Fitch Ratings-New York/Chicago-21 February 2018: Fitch Ratings has assigned 'A' long-term ratings to The Boeing Company's (BA) proposed issuance of $1.4 billion of senior unsecured notes. The notes will be issued in four parts, with maturities of 2023, 2028, 2038, and 2048. Proceeds will be used for general corporate purposes, but Fitch believes this issuance could be considered a refinancing of debt maturing later in this year. At the end of 2017 BA's consolidated debt included $1.3 billion of short-term debt and current maturities of long-term debt.

The Rating Outlook is Stable. The ratings cover approximately $11.1 billion of debt ($8.6 billion attributable to BA and $2.5 billion attributable to Boeing Capital Corporation), up from approximately $10 billion at the end of 2016. Of the amount attributable to Boeing Capital (BCC), Fitch estimates less than $1 billion consists of debt originally issued by BCC and subsequently guaranteed by BA, with the remainder consisting of intercompany loans from BA to Boeing Capital. BA ended 2017 in a net debt position for the first time in six years, and Fitch expects debt levels will rise again in 2018.

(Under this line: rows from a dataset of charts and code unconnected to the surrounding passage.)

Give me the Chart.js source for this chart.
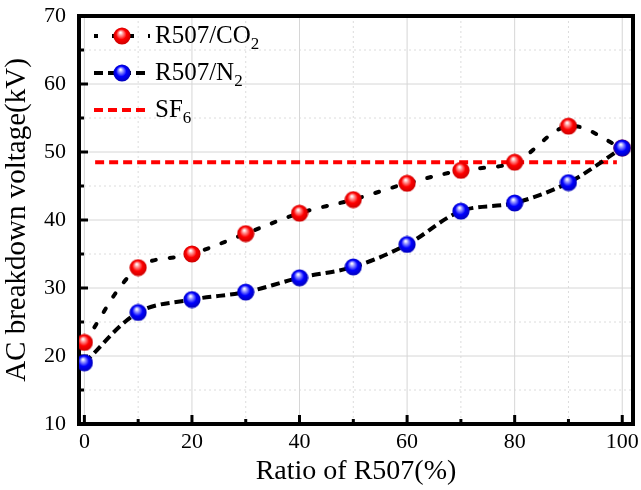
<!DOCTYPE html>
<html>
<head>
<meta charset="utf-8">
<script src="https://cdn.jsdelivr.net/npm/chart.js@4"></script>
<style>
  html, body { margin: 0; padding: 0; background: #fff; }
  #wrap { width: 641px; height: 490px; }
</style>
</head>
<body>
<div id="wrap"><canvas id="c" width="641" height="490"></canvas></div>
<script>
// data
const ratios = [0, 10, 20, 30, 40, 50, 60, 70, 80, 90, 100];
const co2Voltage = [22.0, 33.0, 35.0, 38.0, 41.0, 43.0, 45.4, 47.3, 48.5, 53.8, 50.6];
const n2Voltage = [19.0, 26.4, 28.3, 29.4, 31.5, 33.1, 36.4, 41.3, 42.5, 45.5, 50.6];
const sf6Level = 48.5;
const sf6Span = [2, 99];

const xMajor = [0, 20, 40, 60, 80, 100];
const xMinor = [10, 30, 50, 70, 90];
const yMajor = [10, 20, 30, 40, 50, 60, 70];
const yMinor = [15, 25, 35, 45, 55, 65];

const FONT = '"Liberation Serif", "Times New Roman", serif';

// shiny ball markers
function ball(light, mid, dark) {
  const c = document.createElement('canvas');
  c.width = 18; c.height = 18;
  const g = c.getContext('2d');
  const grad = g.createRadialGradient(7.5, 5.5, 0.5, 9, 9, 9);
  grad.addColorStop(0, '#ffffff');
  grad.addColorStop(0.2, light);
  grad.addColorStop(0.55, mid);
  grad.addColorStop(1, dark);
  g.fillStyle = grad;
  g.beginPath();
  g.arc(9, 9, 8.6, 0, Math.PI * 2);
  g.fill();
  return c;
}
const redBall = ball('#ff9a9a', '#ff0000', '#c80000');
const blueBall = ball('#9a9aff', '#0000ff', '#0000b4');

// grid, frame and inward ticks
const framePlugin = {
  id: 'frame',
  beforeDatasetsDraw(chart) {
    const { ctx, chartArea: a, scales: { x, y } } = chart;
    ctx.save();
    ctx.lineWidth = 1;
    ctx.strokeStyle = '#dcdcdc';
    ctx.setLineDash([2, 3]);
    xMinor.forEach(v => { const p = x.getPixelForValue(v); ctx.beginPath(); ctx.moveTo(p, a.top); ctx.lineTo(p, a.bottom); ctx.stroke(); });
    yMinor.forEach(v => { const p = y.getPixelForValue(v); ctx.beginPath(); ctx.moveTo(a.left, p); ctx.lineTo(a.right, p); ctx.stroke(); });
    ctx.setLineDash([]);
    ctx.strokeStyle = '#d6d6d6';
    xMajor.forEach(v => { const p = x.getPixelForValue(v); ctx.beginPath(); ctx.moveTo(p, a.top); ctx.lineTo(p, a.bottom); ctx.stroke(); });
    yMajor.forEach(v => { const p = y.getPixelForValue(v); ctx.beginPath(); ctx.moveTo(a.left, p); ctx.lineTo(a.right, p); ctx.stroke(); });

    ctx.strokeStyle = '#000';
    ctx.lineWidth = 3;
    xMajor.forEach(v => { const p = x.getPixelForValue(v); ctx.beginPath(); ctx.moveTo(p, a.bottom); ctx.lineTo(p, a.bottom - 9); ctx.stroke(); });
    xMinor.forEach(v => { const p = x.getPixelForValue(v); ctx.beginPath(); ctx.moveTo(p, a.bottom); ctx.lineTo(p, a.bottom - 5); ctx.stroke(); });
    yMajor.forEach(v => { const p = y.getPixelForValue(v); ctx.beginPath(); ctx.moveTo(a.left, p); ctx.lineTo(a.left + 9, p); ctx.stroke(); });
    yMinor.forEach(v => { const p = y.getPixelForValue(v); ctx.beginPath(); ctx.moveTo(a.left, p); ctx.lineTo(a.left + 5, p); ctx.stroke(); });
    ctx.lineWidth = 4;
    ctx.strokeRect(a.left, a.top, a.right - a.left, a.bottom - a.top);
    ctx.restore();
  },
  afterDraw(chart) {
    const ctx = chart.ctx;
    const rows = [
      { y: 36, dash: [4, 14], color: '#000', ball: redBall, text: 'R507/CO', sub: '2' },
      { y: 73, dash: [9, 5], color: '#000', ball: blueBall, text: 'R507/N', sub: '2' },
      { y: 110, dash: [9, 5], color: '#ff0000', ball: null, text: 'SF', sub: '6' }
    ];
    ctx.save();
    rows.forEach(r => {
      ctx.strokeStyle = r.color;
      ctx.lineWidth = 4;
      ctx.setLineDash(r.dash);
      ctx.beginPath();
      ctx.moveTo(94, r.y);
      ctx.lineTo(150, r.y);
      ctx.stroke();
      if (r.ball) ctx.drawImage(r.ball, 122 - 9, r.y - 9);
      ctx.fillStyle = '#000';
      ctx.textBaseline = 'middle';
      ctx.font = '25px ' + FONT;
      ctx.fillText(r.text, 155, r.y);
      const w = ctx.measureText(r.text).width;
      ctx.font = '17px ' + FONT;
      ctx.fillText(r.sub, 155 + w, r.y + 9);
    });
    ctx.restore();
  }
};

new Chart(document.getElementById('c'), {
  type: 'line',
  data: {
    datasets: [
      {
        label: 'SF6',
        data: sf6Span.map(v => ({ x: v, y: sf6Level })),
        borderColor: '#ff0000',
        borderWidth: 4,
        borderDash: [9, 5],
        pointRadius: 0,
        tension: 0,
        order: 3
      },
      {
        label: 'R507/CO2',
        data: ratios.map((r, i) => ({ x: r, y: co2Voltage[i] })),
        borderColor: '#000',
        borderWidth: 4,
        borderDash: [4, 14],
        borderCapStyle: 'round',
        pointStyle: redBall,
        tension: 0.35,
        order: 2
      },
      {
        label: 'R507/N2',
        data: ratios.map((r, i) => ({ x: r, y: n2Voltage[i] })),
        borderColor: '#000',
        borderWidth: 4,
        borderDash: [9, 5],
        pointStyle: blueBall,
        tension: 0.35,
        order: 1
      }
    ]
  },
  options: {
    responsive: false,
    animation: false,
    layout: { padding: { top: 16, right: 8, left: 0, bottom: 0 } },
    plugins: { legend: { display: false }, tooltip: { enabled: false } },
    scales: {
      x: {
        type: 'linear',
        min: -1,
        max: 102,
        afterBuildTicks: s => { s.ticks = xMajor.map(v => ({ value: v })); },
        afterFit: s => { s.height = 66; s.paddingLeft = 0; s.paddingRight = 0; },
        grid: { display: false, drawTicks: false },
        border: { display: false },
        ticks: { color: '#000', padding: 5, font: { family: FONT, size: 22 } },
        title: { display: true, text: 'Ratio of R507(%)', color: '#000', padding: { top: 0, bottom: 2 }, font: { family: FONT, size: 28 } }
      },
      y: {
        type: 'linear',
        min: 10,
        max: 70,
        afterBuildTicks: s => { s.ticks = yMajor.map(v => ({ value: v })); },
        afterFit: s => { s.width = 79; s.paddingTop = 0; s.paddingBottom = 0; },
        grid: { display: false, drawTicks: false },
        border: { display: false },
        ticks: { color: '#000', padding: 13, font: { family: FONT, size: 22 } },
        title: { display: true, text: 'AC breakdown voltage(kV)', color: '#000', padding: { top: 0, bottom: 4 }, font: { family: FONT, size: 29 } }
      }
    }
  },
  plugins: [framePlugin]
});
</script>
</body>
</html>
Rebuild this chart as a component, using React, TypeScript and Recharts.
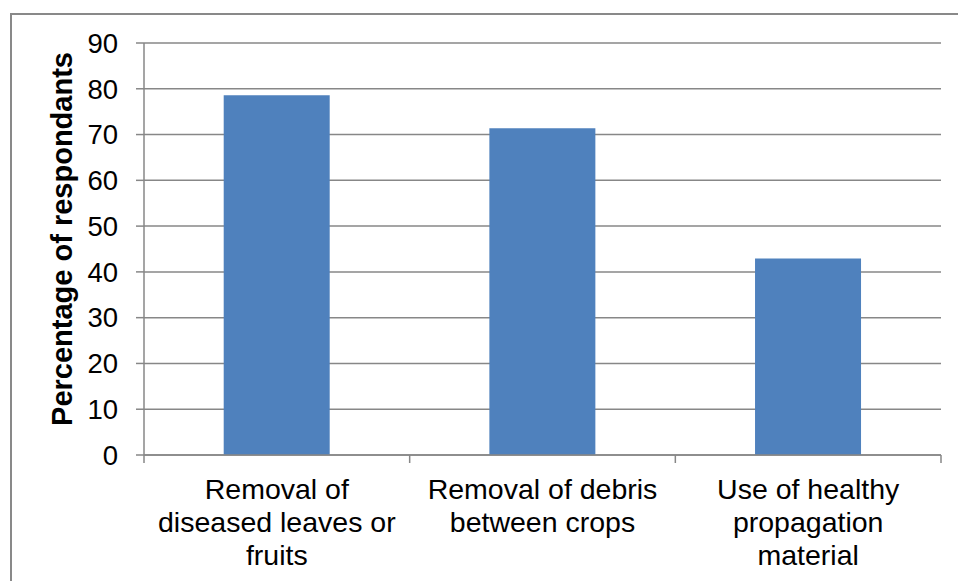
import { BarChart, Bar, XAxis, YAxis, CartesianGrid } from "recharts";

const categories = [
  "Removal of diseased leaves or fruits",
  "Removal of debris between crops",
  "Use of healthy propagation material",
];
const labelLines = [
  ["Removal of", "diseased leaves or", "fruits"],
  ["Removal of debris", "between crops"],
  ["Use of healthy", "propagation", "material"],
];
const percentages = [78.6, 71.4, 42.9];
const yTicks = [0, 10, 20, 30, 40, 50, 60, 70, 80, 90];

const data = categories.map((name, i) => ({
  name,
  value: percentages[i],
  lines: labelLines[i],
}));

const FONT = "'Liberation Sans', Arial, sans-serif";
const GRID = "#878787";

function CategoryTick(props: any) {
  const { x, y, payload, index } = props;
  const half = payload?.offset ?? 0;
  const lines = labelLines[index] ?? [payload.value];
  return (
    <g>
      <line x1={x - half} x2={x - half} y1={y - 8} y2={y} stroke={GRID} strokeWidth={1.5} />
      {index === categories.length - 1 && (
        <line x1={x + half} x2={x + half} y1={y - 8} y2={y} stroke={GRID} strokeWidth={1.5} />
      )}
      <text textAnchor="middle" fontFamily={FONT} fontSize={28.5} fill="#000">
        {lines.map((line: string, i: number) => (
          <tspan key={i} x={x} y={y + 36 + i * 33}>
            {line}
          </tspan>
        ))}
      </text>
    </g>
  );
}

function YTitle() {
  return (
    <text
      x={62}
      y={239}
      transform="rotate(-90, 62, 239)"
      textAnchor="middle"
      dominantBaseline="central"
      fontFamily={FONT}
      fontWeight="bold"
      fontSize={29}
      fill="#000"
    >
      Percentage of respondants
    </text>
  );
}

export default function App() {
  return (
    <div style={{ position: "absolute", left: 0, top: 0, width: 958, height: 581, background: "#fff", overflow: "hidden" }}>
      <div
        style={{
          position: "absolute",
          left: 10,
          top: 13,
          width: 960,
          height: 600,
          borderTop: "2px solid #898989",
          borderLeft: "2px solid #898989",
        }}
      />
      <div style={{ position: "absolute", left: 0, top: 0 }}>
        <BarChart
          width={958}
          height={581}
          data={data}
          barCategoryGap="30%"
          margin={{ top: 43, right: 17, bottom: 25, left: 0 }}
        >
          <CartesianGrid vertical={false} stroke={GRID} strokeWidth={1.5} />
          <XAxis
            dataKey="name"
            height={101}
            interval={0}
            tickLine={false}
            axisLine={{ stroke: GRID, strokeWidth: 1.5 }}
            tick={<CategoryTick />}
          />
          <YAxis
            width={144}
            domain={[0, 90]}
            ticks={yTicks}
            interval={0}
            tickSize={8}
            tickMargin={18}
            tickLine={{ stroke: GRID, strokeWidth: 1.5 }}
            axisLine={{ stroke: GRID, strokeWidth: 1.5 }}
            tick={{ fontFamily: FONT, fontSize: 27.5, fill: "#000" }}
            label={<YTitle />}
          />
          <Bar dataKey="value" fill="#4F81BD" isAnimationActive={false} />
        </BarChart>
      </div>
    </div>
  );
}
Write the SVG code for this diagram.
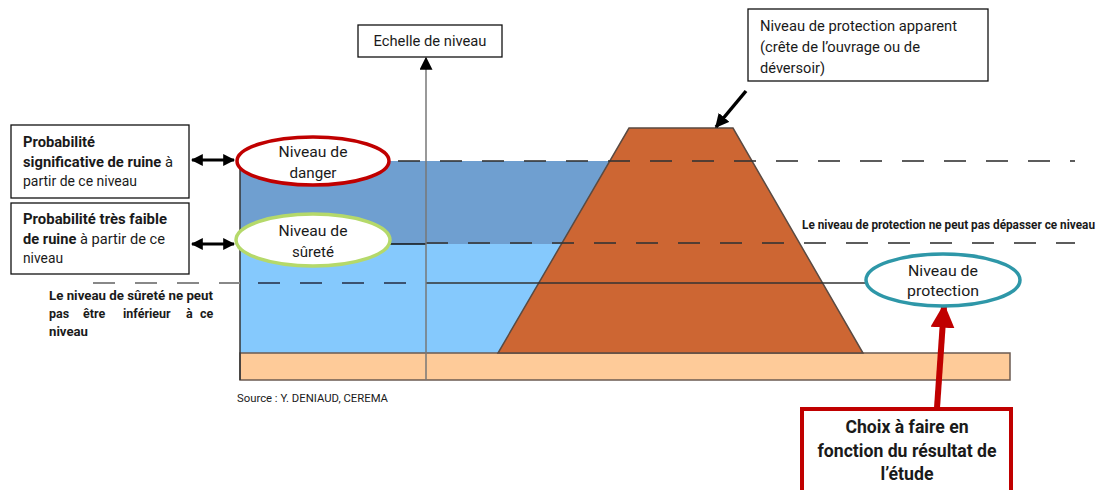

BA's ratings reflect its competitive positions in the commercial aerospace and defense sectors, high barriers to entry in its key businesses, liquidity position, cash generation, and large backlog ($488 billion). The ratings are also supported by the company's demonstrated ability to withstand challenging periods such as the post-9/11 downturn, the most recent economic recession, and the 787/747-8 development delays.

BA has earned credit for lowering its risk profile by shifting a substantial number of employees to defined contribution benefit plans, signing long-term labor agreements, and successfully executing a significant number of aircraft production rate changes over the past several years.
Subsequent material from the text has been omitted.